Task to carry out: Quote only the span from the first line of the entries to the line containing "const yMinor = [0.1, 0.3, 0.5, 0.7, 0.9];", both ends kept. Leave every picture out.

Material provided:
════
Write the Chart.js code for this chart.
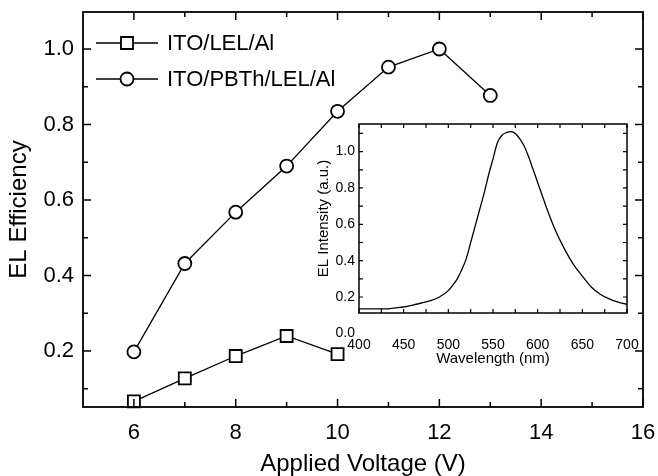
<!DOCTYPE html>
<html>
<head>
<meta charset="utf-8">
<script src="https://cdn.jsdelivr.net/npm/chart.js@4.4.0/dist/chart.umd.min.js"></script>
<style>
  html, body { margin: 0; padding: 0; background: #fff; }
  #wrap  { position: relative; width: 658px; height: 476px; }
  #main  { position: absolute; left: 0; top: 0; }
  #inset { position: absolute; left: 300px; top: 110px; }
</style>
</head>
<body>
<div id="wrap">
  <canvas id="main" width="658" height="476"></canvas>
  <canvas id="inset" width="350" height="260"></canvas>
</div>
<script>
// main plot: EL efficiency vs applied voltage
const voltage   = [6, 7, 8, 9, 10, 11, 12, 13];
const effLel    = [0.067, 0.128, 0.187, 0.240, 0.192];
const effPbth   = [0.198, 0.432, 0.568, 0.690, 0.835, 0.952, 1.000, 0.877];
const seriesNames = ['ITO/LEL/Al', 'ITO/PBTh/LEL/Al'];

const xMajor = [6, 8, 10, 12, 14, 16];
const xMinor = [7, 9, 11, 13, 15];
const yMajor = [0.2, 0.4, 0.6, 0.8, 1.0];
const yMinor = [0.1, 0.3, 0.5, 0.7, 0.9];

// inset: EL spectrum
const wavelength = [400, 410, 420, 430, 440, 450, 460, 470, 480, 490,
                    500, 505, 510, 515, 520, 525, 530, 535, 540, 545,
                    550, 555, 560, 565, 570, 575, 580, 585, 590, 595,
                    600, 605, 610, 615, 620, 630, 640, 650, 660, 670,
                    680, 690, 700];
const intensity  = [0.135, 0.135, 0.135, 0.135, 0.140, 0.145, 0.155, 0.167, 0.180, 0.200,
                    0.235, 0.265, 0.300, 0.350, 0.410, 0.500, 0.590, 0.680, 0.770, 0.870,
                    0.960, 1.050, 1.090, 1.105, 1.110, 1.100, 1.070, 1.030, 0.970, 0.900,
                    0.830, 0.760, 0.690, 0.625, 0.565, 0.465, 0.380, 0.315, 0.255, 0.215,
                    0.190, 0.172, 0.160];

const wlMajor = [400, 450, 500, 550, 600, 650, 700];
const wlMinor = [425, 475, 525, 575, 625, 675];
const inMajor = [0.0, 0.2, 0.4, 0.6, 0.8, 1.0];
const inMinor = [0.1, 0.3, 0.5, 0.7, 0.9, 1.1];

const FONT = "'Liberation Sans', Arial, sans-serif";

function noPad(s) {
  s.paddingLeft = 0; s.paddingRight = 0; s.paddingTop = 0; s.paddingBottom = 0;
}

function framePlugin(cfg) {
  return {
    id: 'frame',
    afterDraw(chart) {
      const { ctx, chartArea: a, scales: { x, y } } = chart;
      ctx.save();
      ctx.strokeStyle = '#000';
      ctx.lineWidth = cfg.lw;
      ctx.strokeRect(a.left, a.top, a.right - a.left, a.bottom - a.top);
      ctx.lineWidth = cfg.tw;
      ctx.beginPath();
      const xt = (vals, len) => vals.forEach(v => {
        const p = x.getPixelForValue(v);
        if (p < a.left - 0.5 || p > a.right + 0.5) return;
        ctx.moveTo(p, a.bottom); ctx.lineTo(p, a.bottom - len);
        ctx.moveTo(p, a.top);    ctx.lineTo(p, a.top + len);
      });
      const yt = (vals, len) => vals.forEach(v => {
        const p = y.getPixelForValue(v);
        if (p < a.top - 0.5 || p > a.bottom + 0.5) return;
        ctx.moveTo(a.left, p);  ctx.lineTo(a.left + len, p);
        ctx.moveTo(a.right, p); ctx.lineTo(a.right - len, p);
      });
      xt(cfg.xMajor, cfg.major); xt(cfg.xMinor, cfg.minor);
      yt(cfg.yMajor, cfg.major); yt(cfg.yMinor, cfg.minor);
      ctx.stroke();
      ctx.restore();
    }
  };
}

const legendPlugin = {
  id: 'innerLegend',
  afterDatasetsDraw(chart) {
    const { ctx } = chart;
    const rows = [{ y: 43, style: 'rect', r: 8.5 }, { y: 79, style: 'circle', r: 6.5 }];
    ctx.save();
    rows.forEach((row, i) => {
      ctx.strokeStyle = '#000';
      ctx.lineWidth = 1.3;
      ctx.beginPath();
      ctx.moveTo(96, row.y); ctx.lineTo(158, row.y);
      ctx.stroke();
      ctx.fillStyle = '#fff';
      ctx.lineWidth = 1.8;
      ctx.beginPath();
      if (row.style === 'rect') {
        const h = row.r * Math.SQRT1_2;
        ctx.rect(127 - h, row.y - h, 2 * h, 2 * h);
      } else {
        ctx.arc(127, row.y, row.r, 0, Math.PI * 2);
      }
      ctx.fill(); ctx.stroke();
      ctx.fillStyle = '#000';
      ctx.font = '22px ' + FONT;
      ctx.textBaseline = 'middle';
      ctx.fillText(seriesNames[i], 167, row.y + 1);
    });
    ctx.restore();
  }
};

new Chart(document.getElementById('main'), {
  type: 'line',
  data: {
    datasets: [
      {
        label: seriesNames[0],
        data: effLel.map((v, i) => ({ x: voltage[i], y: v })),
        borderColor: '#000', borderWidth: 1.3,
        pointStyle: 'rect', pointRadius: 8.5,
        pointBackgroundColor: '#fff', pointBorderColor: '#000', pointBorderWidth: 1.8,
        tension: 0, clip: false,
      },
      {
        label: seriesNames[1],
        data: effPbth.map((v, i) => ({ x: voltage[i], y: v })),
        borderColor: '#000', borderWidth: 1.3,
        pointStyle: 'circle', pointRadius: 6.5,
        pointBackgroundColor: '#fff', pointBorderColor: '#000', pointBorderWidth: 1.8,
        tension: 0, clip: false,
      },
    ],
  },
  options: {
    responsive: false,
    animation: false,
    layout: { padding: { left: 0, right: 15, top: 12, bottom: 0 } },
    plugins: { legend: { display: false }, tooltip: { enabled: false } },
    scales: {
      x: {
        type: 'linear', min: 5, max: 16,
        grid: { display: false, drawTicks: false },
        border: { display: false },
        afterBuildTicks: s => { s.ticks = xMajor.map(v => ({ value: v })); },
        afterFit: s => { s.height = 69; noPad(s); },
        ticks: {
          color: '#000', font: { size: 22, family: FONT }, padding: 13,
          maxRotation: 0, autoSkip: false, callback: v => String(v),
        },
        title: {
          display: true, text: 'Applied Voltage (V)', color: '#000',
          font: { size: 24, family: FONT, lineHeight: 1 }, padding: { top: 0, bottom: 0 },
        },
      },
      y: {
        type: 'linear', min: 0.052, max: 1.098,
        grid: { display: false, drawTicks: false },
        border: { display: false },
        afterBuildTicks: s => { s.ticks = yMajor.map(v => ({ value: v })); },
        afterFit: s => { s.width = 83; noPad(s); },
        ticks: {
          color: '#000', font: { size: 22, family: FONT }, padding: 9,
          autoSkip: false, callback: v => v.toFixed(1),
        },
        title: {
          display: true, text: 'EL Efficiency', color: '#000',
          font: { size: 24, family: FONT, lineHeight: 1 }, padding: { top: 7, bottom: 0 },
        },
      },
    },
  },
  plugins: [
    framePlugin({ lw: 1.8, tw: 1.5, major: 8, minor: 5, xMajor, xMinor, yMajor, yMinor }),
    legendPlugin,
  ],
});

new Chart(document.getElementById('inset'), {
  type: 'line',
  data: {
    datasets: [{
      data: intensity.map((v, i) => ({ x: wavelength[i], y: v })),
      borderColor: '#000', borderWidth: 1.3,
      pointRadius: 0, cubicInterpolationMode: 'monotone',
    }],
  },
  options: {
    responsive: false,
    animation: false,
    layout: { padding: { left: 0, right: 23, top: 14, bottom: 0 } },
    plugins: { legend: { display: false }, tooltip: { enabled: false } },
    scales: {
      x: {
        type: 'linear', min: 400, max: 700,
        grid: { display: false, drawTicks: false },
        border: { display: false },
        afterBuildTicks: s => { s.ticks = wlMajor.map(v => ({ value: v })); },
        afterFit: s => { s.height = 57; noPad(s); },
        ticks: {
          color: '#000', font: { size: 14, family: FONT }, padding: 24,
          maxRotation: 0, autoSkip: false, callback: v => String(v),
        },
        title: {
          display: true, text: 'Wavelength (nm)', color: '#000',
          font: { size: 15, family: FONT, lineHeight: 1 }, padding: { top: 0, bottom: 4 },
        },
      },
      y: {
        type: 'linear', min: 0.112, max: 1.152,
        grid: { display: false, drawTicks: false },
        border: { display: false },
        afterBuildTicks: s => { s.ticks = inMajor.map(v => ({ value: v })); },
        afterFit: s => { s.width = 59; noPad(s); },
        ticks: {
          color: '#000', font: { size: 14, family: FONT }, padding: 4,
          autoSkip: false, callback: v => v.toFixed(1),
        },
        title: {
          display: true, text: 'EL Intensity (a.u.)', color: '#000',
          font: { size: 15, family: FONT, lineHeight: 1 }, padding: { top: 16, bottom: 0 },
        },
      },
    },
  },
  plugins: [
    framePlugin({ lw: 1.5, tw: 1.2, major: 4, minor: 4,
                  xMajor: wlMajor, xMinor: wlMinor, yMajor: inMajor, yMinor: inMinor }),
  ],
});
</script>
</body>
</html>
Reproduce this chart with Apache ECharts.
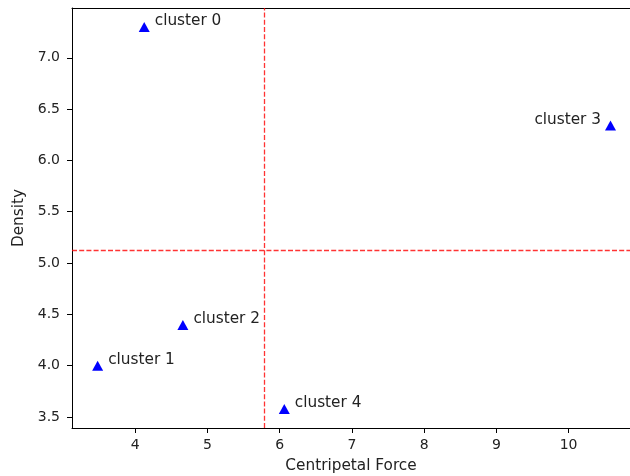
<!DOCTYPE html>
<html>
<head>
<meta charset="utf-8">
<script src="https://cdn.jsdelivr.net/npm/echarts@6/dist/echarts.min.js"></script>
<style>
  html, body { margin: 0; padding: 0; background: #fff; }
  #chart { width: 630px; height: 476px; }
</style>
</head>
<body>
<div id="chart"></div>
<script>
const clusterNames = ['cluster 0', 'cluster 1', 'cluster 2', 'cluster 3', 'cluster 4']
const centripetalForce = [4.125, 3.48, 4.66, 10.58, 6.064]
const density = [7.30, 4.00, 4.396, 6.34, 3.578]
const meanForce = 5.78
const meanDensity = 5.12

const font = 'DejaVu Sans'
const textColor = '#222'

const chart = echarts.init(document.getElementById('chart'))

const points = clusterNames.map((name, i) => {
  const p = { name, value: [centripetalForce[i], density[i]] }
  if (name === 'cluster 3') {
    p.label = { position: 'left', distance: 4 }
  }
  return p
})

const option = {
  animation: false,
  grid: { left: 72, top: 8, right: 0, bottom: 48, outerBoundsMode: 'none' },
  xAxis: [
    {
      type: 'value',
      min: 3.125,
      max: 10.85,
      minInterval: 1,
      maxInterval: 1,
      name: 'Centripetal Force',
      nameLocation: 'middle',
      nameGap: 31,
      nameTextStyle: { fontFamily: font, fontSize: 15.3, color: textColor },
      splitLine: { show: false },
      axisLine: { lineStyle: { color: '#000', width: 1 } },
      axisTick: { length: 5, lineStyle: { color: '#000' } },
      axisLabel: {
        fontFamily: font, fontSize: 14, color: textColor, margin: 10,
        showMinLabel: false, showMaxLabel: false
      }
    },
    {
      type: 'value',
      position: 'top',
      min: 3.125,
      max: 10.85,
      axisLine: { show: true, onZero: false, lineStyle: { color: '#000', width: 1 } },
      axisTick: { show: false },
      axisLabel: { show: false },
      splitLine: { show: false }
    }
  ],
  yAxis: {
    type: 'value',
    min: 3.392,
    max: 7.486,
    minInterval: 0.5,
    maxInterval: 0.5,
    name: 'Density',
    nameLocation: 'middle',
    nameGap: 43,
    nameTextStyle: { fontFamily: font, fontSize: 15.3, color: textColor },
    splitLine: { show: false },
    axisLine: { show: true, lineStyle: { color: '#000', width: 1 } },
    axisTick: { show: true, length: 5, lineStyle: { color: '#000' } },
    axisLabel: {
      fontFamily: font, fontSize: 14, color: textColor, margin: 12,
      showMinLabel: false, showMaxLabel: false,
      formatter: v => v.toFixed(1)
    }
  },
  series: [
    {
      type: 'scatter',
      symbol: 'triangle',
      symbolSize: [11, 10],
      itemStyle: { color: '#0000ff', opacity: 1 },
      label: {
        show: true,
        position: 'right',
        distance: 5,
        offset: [0, -6],
        formatter: p => p.name,
        fontFamily: font,
        fontSize: 15.3,
        color: textColor
      },
      data: points,
      markLine: {
        silent: true,
        symbol: 'none',
        label: { show: false },
        lineStyle: { color: 'rgba(255,0,0,0.8)', width: 1.3, type: [5, 2.2] },
        data: [{ xAxis: meanForce }, { yAxis: meanDensity }]
      }
    }
  ]
}

chart.setOption(option)
</script>
</body>
</html>
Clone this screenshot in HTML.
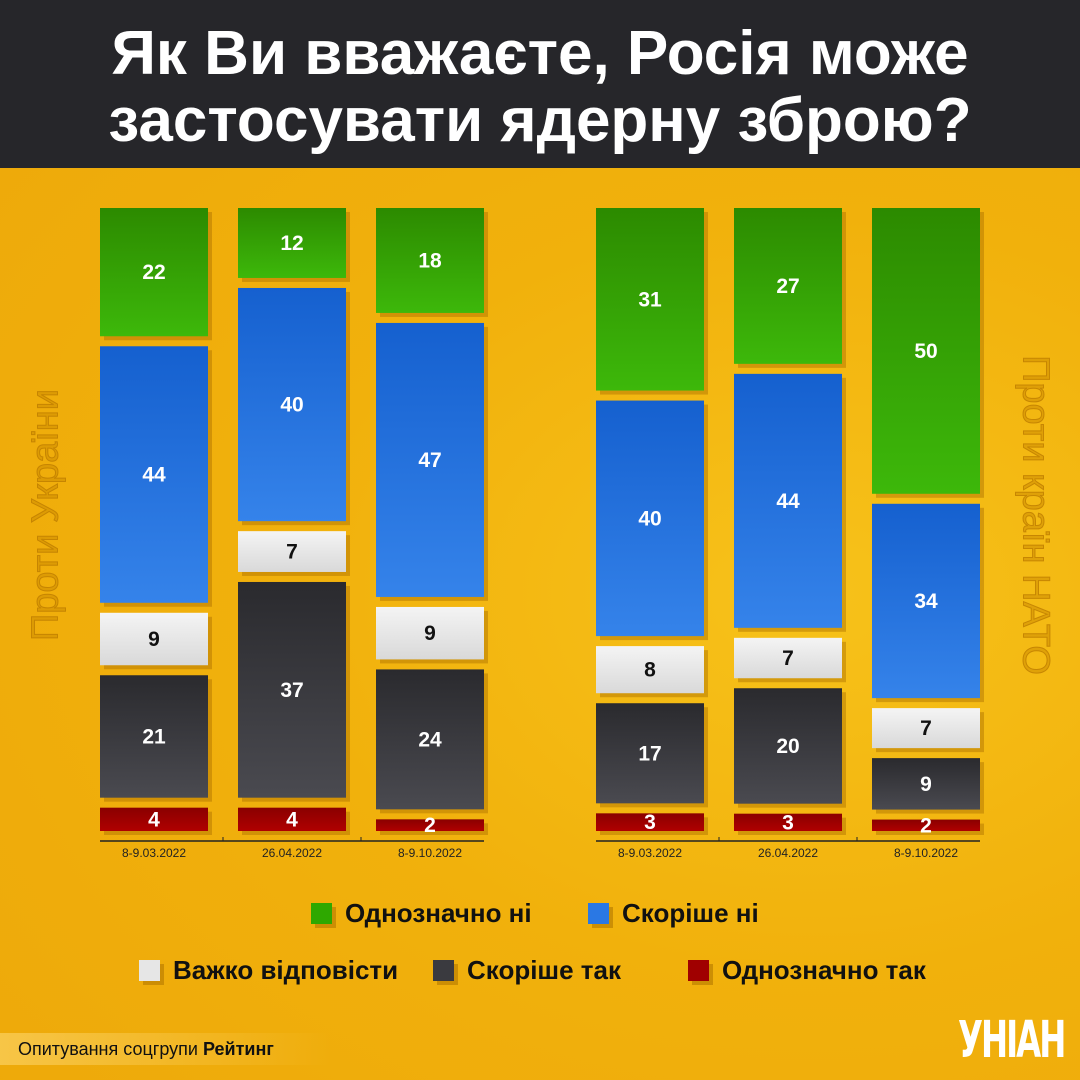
════
Finished answer:
Write the Chart.js code for this chart.
<!DOCTYPE html>
<html>
<head>
<meta charset="utf-8">
<script src="https://cdn.jsdelivr.net/npm/chart.js@4.4.0/dist/chart.umd.min.js"></script>
<style>
  html, body { margin: 0; padding: 0; background: #fff; }
  #wrap  { position: relative; width: 658px; height: 476px; }
  #main  { position: absolute; left: 0; top: 0; }
  #inset { position: absolute; left: 300px; top: 110px; }
</style>
</head>
<body>
<div id="wrap">
  <canvas id="main" width="658" height="476"></canvas>
  <canvas id="inset" width="350" height="260"></canvas>
</div>
<script>
// main plot: EL efficiency vs applied voltage
const voltage   = [6, 7, 8, 9, 10, 11, 12, 13];
const effLel    = [0.067, 0.128, 0.187, 0.240, 0.192];
const effPbth   = [0.198, 0.432, 0.568, 0.690, 0.835, 0.952, 1.000, 0.877];
const seriesNames = ['ITO/LEL/Al', 'ITO/PBTh/LEL/Al'];

const xMajor = [6, 8, 10, 12, 14, 16];
const xMinor = [7, 9, 11, 13, 15];
const yMajor = [0.2, 0.4, 0.6, 0.8, 1.0];
const yMinor = [0.1, 0.3, 0.5, 0.7, 0.9];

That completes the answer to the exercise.